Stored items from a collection
--- Begin ---
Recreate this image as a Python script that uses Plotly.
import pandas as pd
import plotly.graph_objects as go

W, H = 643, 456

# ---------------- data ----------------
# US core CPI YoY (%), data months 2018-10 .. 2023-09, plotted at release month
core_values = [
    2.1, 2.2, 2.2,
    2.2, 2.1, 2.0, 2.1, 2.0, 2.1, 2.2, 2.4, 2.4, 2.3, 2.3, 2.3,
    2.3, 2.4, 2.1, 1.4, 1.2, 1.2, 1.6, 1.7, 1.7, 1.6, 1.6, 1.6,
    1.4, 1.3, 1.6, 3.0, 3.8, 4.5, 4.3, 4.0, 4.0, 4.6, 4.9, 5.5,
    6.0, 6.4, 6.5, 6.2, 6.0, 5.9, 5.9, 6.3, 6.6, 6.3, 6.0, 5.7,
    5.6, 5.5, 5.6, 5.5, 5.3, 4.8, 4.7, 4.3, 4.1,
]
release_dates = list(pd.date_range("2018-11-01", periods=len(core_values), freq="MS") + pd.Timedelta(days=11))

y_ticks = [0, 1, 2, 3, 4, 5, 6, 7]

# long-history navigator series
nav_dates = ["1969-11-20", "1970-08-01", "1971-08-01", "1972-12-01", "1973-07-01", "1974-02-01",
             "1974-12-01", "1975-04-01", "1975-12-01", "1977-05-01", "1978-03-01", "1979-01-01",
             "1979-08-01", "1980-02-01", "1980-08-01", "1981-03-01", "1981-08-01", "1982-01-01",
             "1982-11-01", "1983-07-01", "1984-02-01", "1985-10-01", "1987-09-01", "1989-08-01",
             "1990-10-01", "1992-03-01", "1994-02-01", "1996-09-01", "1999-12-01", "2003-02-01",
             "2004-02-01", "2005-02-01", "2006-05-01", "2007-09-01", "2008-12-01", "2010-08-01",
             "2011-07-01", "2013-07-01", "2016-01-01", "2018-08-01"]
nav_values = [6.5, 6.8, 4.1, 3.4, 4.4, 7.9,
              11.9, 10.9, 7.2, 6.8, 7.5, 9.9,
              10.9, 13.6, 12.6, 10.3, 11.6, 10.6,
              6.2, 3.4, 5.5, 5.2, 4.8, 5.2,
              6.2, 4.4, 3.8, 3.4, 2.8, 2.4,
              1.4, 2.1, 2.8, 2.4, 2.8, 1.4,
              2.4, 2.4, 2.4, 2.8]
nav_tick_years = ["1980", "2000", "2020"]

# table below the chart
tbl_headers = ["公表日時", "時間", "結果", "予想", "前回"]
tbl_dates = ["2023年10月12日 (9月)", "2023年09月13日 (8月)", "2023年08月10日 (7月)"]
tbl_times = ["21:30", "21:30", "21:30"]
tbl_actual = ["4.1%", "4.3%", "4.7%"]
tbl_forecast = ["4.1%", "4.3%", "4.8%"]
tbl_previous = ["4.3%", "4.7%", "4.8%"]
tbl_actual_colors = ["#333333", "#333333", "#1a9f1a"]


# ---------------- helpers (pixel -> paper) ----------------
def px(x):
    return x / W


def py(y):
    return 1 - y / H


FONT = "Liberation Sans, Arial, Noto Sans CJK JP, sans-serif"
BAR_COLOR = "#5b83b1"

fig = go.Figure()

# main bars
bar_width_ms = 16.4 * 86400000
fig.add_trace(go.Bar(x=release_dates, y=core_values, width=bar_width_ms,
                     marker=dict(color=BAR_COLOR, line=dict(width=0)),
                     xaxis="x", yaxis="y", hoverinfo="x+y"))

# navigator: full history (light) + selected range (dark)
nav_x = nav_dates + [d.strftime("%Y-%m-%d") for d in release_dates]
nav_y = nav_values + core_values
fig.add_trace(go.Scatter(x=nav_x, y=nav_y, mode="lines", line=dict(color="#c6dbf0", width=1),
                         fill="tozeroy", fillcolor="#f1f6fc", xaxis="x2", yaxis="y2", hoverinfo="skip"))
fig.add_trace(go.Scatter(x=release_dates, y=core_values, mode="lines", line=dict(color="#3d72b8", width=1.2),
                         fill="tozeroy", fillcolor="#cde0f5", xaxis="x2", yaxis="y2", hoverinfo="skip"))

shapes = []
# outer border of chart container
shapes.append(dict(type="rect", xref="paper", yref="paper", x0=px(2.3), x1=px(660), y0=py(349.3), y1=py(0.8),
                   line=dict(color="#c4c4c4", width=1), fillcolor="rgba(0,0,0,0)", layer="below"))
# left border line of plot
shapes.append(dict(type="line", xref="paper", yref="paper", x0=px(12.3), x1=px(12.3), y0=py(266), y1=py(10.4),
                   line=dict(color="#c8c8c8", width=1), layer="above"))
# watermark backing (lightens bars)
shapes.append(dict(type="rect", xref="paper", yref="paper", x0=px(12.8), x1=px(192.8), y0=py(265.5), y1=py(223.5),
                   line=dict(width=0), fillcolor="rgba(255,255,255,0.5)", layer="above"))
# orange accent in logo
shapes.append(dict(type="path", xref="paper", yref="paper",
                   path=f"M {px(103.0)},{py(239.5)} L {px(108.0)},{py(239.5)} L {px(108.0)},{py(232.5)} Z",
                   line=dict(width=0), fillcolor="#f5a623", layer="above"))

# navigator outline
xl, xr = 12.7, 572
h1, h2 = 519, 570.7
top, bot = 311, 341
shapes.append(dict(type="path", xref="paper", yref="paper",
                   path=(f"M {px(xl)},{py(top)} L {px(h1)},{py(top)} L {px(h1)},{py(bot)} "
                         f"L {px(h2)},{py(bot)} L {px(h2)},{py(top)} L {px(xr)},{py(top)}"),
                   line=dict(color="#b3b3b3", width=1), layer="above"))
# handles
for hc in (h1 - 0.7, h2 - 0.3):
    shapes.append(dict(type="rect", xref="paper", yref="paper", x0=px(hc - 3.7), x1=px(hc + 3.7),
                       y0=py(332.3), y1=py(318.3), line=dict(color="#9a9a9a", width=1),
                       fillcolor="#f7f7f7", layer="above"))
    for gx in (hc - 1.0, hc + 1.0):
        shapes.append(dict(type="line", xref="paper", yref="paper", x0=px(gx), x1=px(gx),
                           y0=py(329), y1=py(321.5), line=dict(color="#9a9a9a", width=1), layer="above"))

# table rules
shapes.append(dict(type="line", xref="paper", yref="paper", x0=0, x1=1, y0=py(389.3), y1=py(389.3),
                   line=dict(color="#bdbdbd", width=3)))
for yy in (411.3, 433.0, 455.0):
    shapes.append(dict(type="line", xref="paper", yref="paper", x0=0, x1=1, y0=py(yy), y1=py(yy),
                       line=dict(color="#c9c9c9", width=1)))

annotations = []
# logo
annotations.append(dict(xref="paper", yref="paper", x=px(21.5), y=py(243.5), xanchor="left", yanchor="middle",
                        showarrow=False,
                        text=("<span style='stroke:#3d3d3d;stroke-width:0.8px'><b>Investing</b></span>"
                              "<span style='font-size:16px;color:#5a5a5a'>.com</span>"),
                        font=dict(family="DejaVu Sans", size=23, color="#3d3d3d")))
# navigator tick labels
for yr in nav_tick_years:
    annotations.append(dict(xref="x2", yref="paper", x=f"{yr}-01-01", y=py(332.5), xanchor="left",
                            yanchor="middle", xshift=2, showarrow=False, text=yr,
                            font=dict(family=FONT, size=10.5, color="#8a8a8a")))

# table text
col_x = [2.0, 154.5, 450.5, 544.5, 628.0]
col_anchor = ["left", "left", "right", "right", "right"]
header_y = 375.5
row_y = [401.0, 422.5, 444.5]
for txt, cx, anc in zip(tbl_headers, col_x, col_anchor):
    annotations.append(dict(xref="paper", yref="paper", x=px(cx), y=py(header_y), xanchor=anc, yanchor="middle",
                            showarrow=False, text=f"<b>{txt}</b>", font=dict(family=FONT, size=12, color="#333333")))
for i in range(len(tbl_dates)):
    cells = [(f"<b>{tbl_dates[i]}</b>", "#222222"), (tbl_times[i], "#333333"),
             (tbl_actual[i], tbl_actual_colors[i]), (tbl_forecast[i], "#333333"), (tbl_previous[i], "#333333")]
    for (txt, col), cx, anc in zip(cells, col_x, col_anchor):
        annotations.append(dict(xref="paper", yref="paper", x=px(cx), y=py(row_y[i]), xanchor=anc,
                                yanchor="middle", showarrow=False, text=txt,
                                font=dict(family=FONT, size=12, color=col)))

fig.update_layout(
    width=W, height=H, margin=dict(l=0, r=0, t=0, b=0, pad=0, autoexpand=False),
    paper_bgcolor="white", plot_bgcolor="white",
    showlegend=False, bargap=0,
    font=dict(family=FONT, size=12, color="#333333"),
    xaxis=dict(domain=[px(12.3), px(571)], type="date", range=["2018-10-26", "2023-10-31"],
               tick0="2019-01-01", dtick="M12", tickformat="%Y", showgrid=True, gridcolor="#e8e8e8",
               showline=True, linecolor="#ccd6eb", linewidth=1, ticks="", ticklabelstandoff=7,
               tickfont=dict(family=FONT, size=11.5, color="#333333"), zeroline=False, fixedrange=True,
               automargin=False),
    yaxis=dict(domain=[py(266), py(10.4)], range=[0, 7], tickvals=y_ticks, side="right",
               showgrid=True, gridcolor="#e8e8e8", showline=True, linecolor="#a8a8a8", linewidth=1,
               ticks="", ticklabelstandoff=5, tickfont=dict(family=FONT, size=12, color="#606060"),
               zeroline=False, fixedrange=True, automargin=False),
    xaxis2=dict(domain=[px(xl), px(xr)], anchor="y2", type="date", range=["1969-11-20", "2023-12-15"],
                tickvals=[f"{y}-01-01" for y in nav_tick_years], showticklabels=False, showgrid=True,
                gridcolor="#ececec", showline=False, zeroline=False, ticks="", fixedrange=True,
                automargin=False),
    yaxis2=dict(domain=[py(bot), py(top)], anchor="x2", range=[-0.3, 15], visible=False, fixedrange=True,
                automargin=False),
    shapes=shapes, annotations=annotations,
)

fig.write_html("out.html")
--- End ---
--- Begin ---
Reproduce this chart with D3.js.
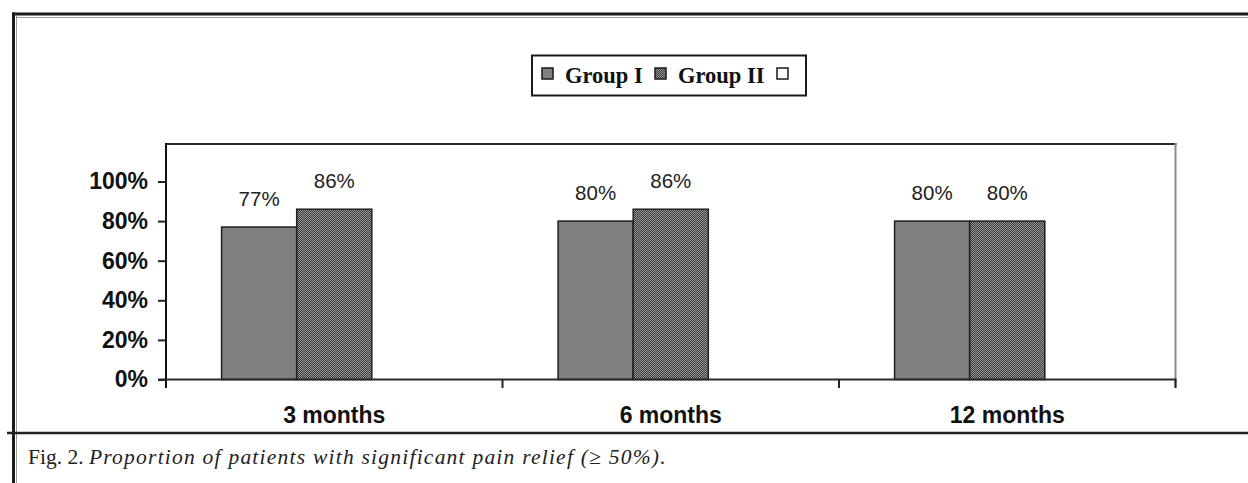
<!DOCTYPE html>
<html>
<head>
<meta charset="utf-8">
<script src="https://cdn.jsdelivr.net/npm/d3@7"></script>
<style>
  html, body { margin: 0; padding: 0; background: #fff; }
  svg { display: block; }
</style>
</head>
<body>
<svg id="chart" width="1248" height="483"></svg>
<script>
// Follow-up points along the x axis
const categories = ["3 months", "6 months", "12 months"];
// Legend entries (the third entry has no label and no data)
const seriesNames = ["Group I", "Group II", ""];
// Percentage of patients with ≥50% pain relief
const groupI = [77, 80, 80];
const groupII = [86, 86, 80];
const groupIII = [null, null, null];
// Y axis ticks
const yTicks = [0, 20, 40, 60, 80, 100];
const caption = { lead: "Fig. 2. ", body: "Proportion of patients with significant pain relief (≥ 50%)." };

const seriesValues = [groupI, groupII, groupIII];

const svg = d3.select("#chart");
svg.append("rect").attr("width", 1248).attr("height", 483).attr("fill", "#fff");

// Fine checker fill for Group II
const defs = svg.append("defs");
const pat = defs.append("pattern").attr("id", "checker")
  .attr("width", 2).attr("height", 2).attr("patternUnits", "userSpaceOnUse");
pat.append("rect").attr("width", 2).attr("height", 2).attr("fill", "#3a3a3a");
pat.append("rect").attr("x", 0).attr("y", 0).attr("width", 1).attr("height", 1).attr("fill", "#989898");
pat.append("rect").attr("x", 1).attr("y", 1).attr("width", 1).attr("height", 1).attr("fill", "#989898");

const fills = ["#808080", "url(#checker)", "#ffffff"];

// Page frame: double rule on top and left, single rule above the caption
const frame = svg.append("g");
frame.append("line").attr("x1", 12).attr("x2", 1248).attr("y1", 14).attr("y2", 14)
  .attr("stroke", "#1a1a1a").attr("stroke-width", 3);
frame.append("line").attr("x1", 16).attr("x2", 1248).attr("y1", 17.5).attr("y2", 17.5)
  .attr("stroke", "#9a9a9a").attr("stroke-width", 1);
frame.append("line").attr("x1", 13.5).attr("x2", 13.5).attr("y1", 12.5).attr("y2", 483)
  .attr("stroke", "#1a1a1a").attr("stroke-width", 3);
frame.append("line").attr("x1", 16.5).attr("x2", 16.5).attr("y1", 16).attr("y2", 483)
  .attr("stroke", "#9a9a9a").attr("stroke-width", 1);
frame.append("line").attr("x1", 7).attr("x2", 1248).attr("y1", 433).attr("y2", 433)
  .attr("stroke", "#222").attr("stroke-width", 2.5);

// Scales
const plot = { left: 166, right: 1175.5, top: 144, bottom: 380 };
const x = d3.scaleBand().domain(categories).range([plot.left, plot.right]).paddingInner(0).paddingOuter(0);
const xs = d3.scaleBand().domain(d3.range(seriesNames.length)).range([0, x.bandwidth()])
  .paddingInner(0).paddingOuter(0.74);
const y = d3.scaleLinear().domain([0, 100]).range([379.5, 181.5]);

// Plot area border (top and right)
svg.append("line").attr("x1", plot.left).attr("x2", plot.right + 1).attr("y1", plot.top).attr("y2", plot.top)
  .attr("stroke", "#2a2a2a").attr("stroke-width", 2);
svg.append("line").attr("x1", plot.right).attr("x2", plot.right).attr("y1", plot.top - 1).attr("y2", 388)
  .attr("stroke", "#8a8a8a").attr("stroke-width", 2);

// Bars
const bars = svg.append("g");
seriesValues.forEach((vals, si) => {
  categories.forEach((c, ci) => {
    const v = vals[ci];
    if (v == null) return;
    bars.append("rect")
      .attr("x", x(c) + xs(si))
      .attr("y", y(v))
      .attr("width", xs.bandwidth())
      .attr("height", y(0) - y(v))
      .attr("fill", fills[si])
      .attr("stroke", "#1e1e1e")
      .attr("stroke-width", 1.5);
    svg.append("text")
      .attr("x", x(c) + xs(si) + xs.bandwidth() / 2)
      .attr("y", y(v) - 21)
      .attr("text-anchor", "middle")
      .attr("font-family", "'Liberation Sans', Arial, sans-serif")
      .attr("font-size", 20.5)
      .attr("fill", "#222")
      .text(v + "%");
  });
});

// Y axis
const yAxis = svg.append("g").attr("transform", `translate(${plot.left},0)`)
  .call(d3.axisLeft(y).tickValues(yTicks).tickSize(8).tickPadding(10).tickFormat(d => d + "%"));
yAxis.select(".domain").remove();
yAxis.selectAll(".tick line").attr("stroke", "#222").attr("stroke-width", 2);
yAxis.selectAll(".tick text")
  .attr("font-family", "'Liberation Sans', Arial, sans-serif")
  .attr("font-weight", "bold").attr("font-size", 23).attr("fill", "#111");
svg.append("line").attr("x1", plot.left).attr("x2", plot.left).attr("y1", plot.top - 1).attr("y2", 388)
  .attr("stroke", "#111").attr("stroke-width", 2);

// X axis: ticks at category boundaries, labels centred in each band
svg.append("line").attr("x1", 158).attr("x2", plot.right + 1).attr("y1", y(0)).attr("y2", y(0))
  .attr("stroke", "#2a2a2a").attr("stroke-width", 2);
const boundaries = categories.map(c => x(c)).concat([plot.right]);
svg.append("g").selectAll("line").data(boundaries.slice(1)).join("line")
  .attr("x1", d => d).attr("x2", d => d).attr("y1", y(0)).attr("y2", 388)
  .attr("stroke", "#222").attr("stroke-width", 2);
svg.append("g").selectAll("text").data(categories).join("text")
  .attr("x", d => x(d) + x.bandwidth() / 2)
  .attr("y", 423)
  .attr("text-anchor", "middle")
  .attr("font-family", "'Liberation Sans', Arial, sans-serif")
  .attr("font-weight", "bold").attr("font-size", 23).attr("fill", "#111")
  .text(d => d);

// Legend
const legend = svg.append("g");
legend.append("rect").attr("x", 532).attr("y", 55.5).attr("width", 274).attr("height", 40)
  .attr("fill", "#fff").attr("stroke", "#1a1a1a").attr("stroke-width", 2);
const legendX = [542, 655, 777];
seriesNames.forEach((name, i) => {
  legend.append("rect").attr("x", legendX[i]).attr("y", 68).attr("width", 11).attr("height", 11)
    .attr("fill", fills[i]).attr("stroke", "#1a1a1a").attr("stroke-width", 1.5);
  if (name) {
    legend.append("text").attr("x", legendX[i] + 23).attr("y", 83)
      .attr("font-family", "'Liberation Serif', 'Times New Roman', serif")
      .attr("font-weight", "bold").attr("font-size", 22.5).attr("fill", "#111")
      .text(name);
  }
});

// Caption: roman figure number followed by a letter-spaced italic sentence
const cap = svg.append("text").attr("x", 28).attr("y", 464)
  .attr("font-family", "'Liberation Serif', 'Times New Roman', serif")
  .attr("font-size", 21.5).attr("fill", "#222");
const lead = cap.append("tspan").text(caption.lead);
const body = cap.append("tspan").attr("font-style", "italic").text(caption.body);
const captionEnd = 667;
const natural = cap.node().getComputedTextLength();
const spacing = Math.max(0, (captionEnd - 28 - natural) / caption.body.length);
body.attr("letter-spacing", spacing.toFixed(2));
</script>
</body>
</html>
--- End ---
--- Begin ---
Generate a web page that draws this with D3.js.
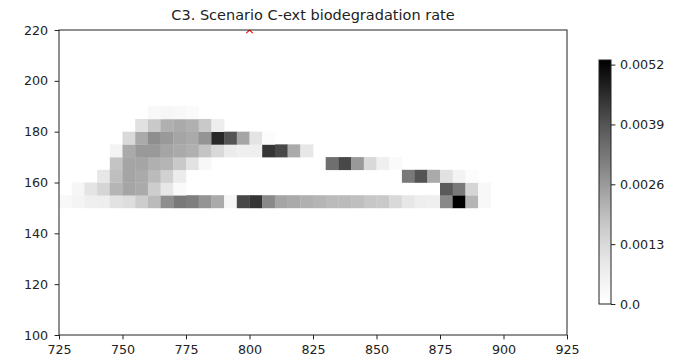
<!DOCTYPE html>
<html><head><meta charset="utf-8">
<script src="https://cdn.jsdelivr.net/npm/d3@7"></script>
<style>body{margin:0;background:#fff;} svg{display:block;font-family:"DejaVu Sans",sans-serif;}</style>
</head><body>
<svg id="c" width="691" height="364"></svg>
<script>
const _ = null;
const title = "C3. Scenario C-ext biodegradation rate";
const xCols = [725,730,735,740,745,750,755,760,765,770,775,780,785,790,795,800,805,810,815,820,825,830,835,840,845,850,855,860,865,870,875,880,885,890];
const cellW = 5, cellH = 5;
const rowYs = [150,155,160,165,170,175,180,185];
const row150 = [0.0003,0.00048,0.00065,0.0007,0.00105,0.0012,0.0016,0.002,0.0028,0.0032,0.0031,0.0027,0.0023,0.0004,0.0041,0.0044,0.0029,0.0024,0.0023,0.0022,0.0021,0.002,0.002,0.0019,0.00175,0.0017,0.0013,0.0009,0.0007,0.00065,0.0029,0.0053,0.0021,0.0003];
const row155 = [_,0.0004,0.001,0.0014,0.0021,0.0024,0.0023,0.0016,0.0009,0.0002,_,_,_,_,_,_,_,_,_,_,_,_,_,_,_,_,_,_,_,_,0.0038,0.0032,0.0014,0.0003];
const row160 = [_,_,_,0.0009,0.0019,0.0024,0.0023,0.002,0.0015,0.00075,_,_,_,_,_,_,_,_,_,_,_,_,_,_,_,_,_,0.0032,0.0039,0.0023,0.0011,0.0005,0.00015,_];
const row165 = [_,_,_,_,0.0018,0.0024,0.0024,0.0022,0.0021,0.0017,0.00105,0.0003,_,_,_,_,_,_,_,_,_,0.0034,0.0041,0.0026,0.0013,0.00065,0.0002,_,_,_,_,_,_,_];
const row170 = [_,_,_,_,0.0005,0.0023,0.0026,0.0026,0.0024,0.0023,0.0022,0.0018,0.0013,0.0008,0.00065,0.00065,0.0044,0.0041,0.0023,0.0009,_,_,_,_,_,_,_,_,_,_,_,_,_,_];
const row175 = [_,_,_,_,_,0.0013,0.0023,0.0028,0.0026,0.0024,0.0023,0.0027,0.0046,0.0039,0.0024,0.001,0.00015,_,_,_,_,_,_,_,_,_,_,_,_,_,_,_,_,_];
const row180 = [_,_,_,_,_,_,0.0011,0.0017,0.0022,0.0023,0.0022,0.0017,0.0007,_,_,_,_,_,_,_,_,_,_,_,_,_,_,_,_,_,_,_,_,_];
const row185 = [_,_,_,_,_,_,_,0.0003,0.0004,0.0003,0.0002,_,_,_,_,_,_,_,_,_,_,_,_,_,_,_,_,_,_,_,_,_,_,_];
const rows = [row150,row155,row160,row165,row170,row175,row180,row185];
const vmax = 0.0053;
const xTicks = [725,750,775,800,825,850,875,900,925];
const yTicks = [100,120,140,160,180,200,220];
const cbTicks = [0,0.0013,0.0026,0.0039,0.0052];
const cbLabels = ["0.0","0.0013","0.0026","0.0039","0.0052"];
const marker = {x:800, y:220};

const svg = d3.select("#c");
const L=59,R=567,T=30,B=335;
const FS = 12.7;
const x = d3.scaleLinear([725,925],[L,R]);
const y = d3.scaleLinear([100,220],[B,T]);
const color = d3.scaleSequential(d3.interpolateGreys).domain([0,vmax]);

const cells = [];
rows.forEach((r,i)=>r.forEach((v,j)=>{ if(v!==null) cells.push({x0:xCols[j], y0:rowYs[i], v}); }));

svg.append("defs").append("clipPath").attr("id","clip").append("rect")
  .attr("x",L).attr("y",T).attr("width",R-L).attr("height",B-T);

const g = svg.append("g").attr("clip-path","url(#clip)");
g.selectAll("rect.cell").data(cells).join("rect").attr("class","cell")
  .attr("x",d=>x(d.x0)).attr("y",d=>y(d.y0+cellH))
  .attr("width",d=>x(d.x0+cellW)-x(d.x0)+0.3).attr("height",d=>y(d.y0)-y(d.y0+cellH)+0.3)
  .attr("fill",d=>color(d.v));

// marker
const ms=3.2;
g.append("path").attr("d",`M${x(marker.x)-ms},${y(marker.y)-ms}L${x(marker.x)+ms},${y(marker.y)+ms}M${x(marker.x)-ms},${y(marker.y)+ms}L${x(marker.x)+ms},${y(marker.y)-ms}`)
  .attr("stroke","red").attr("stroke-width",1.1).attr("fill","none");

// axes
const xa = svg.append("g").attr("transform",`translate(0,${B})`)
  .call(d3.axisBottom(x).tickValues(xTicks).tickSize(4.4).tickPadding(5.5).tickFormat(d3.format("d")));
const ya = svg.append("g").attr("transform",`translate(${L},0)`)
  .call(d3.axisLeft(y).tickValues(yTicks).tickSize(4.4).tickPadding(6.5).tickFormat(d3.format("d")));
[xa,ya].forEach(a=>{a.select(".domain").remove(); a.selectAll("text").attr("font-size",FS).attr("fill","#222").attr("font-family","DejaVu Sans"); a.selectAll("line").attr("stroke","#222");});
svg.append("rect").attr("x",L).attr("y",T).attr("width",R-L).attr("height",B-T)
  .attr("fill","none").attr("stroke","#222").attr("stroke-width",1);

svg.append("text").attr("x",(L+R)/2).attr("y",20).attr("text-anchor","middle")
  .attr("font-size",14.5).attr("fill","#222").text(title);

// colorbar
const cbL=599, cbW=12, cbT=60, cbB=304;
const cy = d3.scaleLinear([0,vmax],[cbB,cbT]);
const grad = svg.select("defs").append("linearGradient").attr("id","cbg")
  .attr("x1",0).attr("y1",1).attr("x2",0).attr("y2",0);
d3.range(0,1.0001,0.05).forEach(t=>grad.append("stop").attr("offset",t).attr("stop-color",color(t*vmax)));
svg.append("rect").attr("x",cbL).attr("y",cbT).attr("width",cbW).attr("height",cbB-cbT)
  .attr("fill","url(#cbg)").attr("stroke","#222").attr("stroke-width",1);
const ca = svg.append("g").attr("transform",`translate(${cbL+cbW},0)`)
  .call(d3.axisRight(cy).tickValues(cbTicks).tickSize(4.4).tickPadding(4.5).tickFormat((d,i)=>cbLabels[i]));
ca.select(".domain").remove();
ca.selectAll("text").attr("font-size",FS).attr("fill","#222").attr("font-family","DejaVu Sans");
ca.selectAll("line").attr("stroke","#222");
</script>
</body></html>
--- End ---
§ **What to work on**:
Reproduce verbatim the lines above, from the line with "Recreate this image" through the line with "y_ticks = [0, 1, 2, 3, 4, 5, 6, 7]".

§ **Answer to the problem**:
Recreate this image as a Python script that uses Plotly.
import pandas as pd
import plotly.graph_objects as go

W, H = 643, 456

# ---------------- data ----------------
# US core CPI YoY (%), data months 2018-10 .. 2023-09, plotted at release month
core_values = [
    2.1, 2.2, 2.2,
    2.2, 2.1, 2.0, 2.1, 2.0, 2.1, 2.2, 2.4, 2.4, 2.3, 2.3, 2.3,
    2.3, 2.4, 2.1, 1.4, 1.2, 1.2, 1.6, 1.7, 1.7, 1.6, 1.6, 1.6,
    1.4, 1.3, 1.6, 3.0, 3.8, 4.5, 4.3, 4.0, 4.0, 4.6, 4.9, 5.5,
    6.0, 6.4, 6.5, 6.2, 6.0, 5.9, 5.9, 6.3, 6.6, 6.3, 6.0, 5.7,
    5.6, 5.5, 5.6, 5.5, 5.3, 4.8, 4.7, 4.3, 4.1,
]
release_dates = list(pd.date_range("2018-11-01", periods=len(core_values), freq="MS") + pd.Timedelta(days=11))

y_ticks = [0, 1, 2, 3, 4, 5, 6, 7]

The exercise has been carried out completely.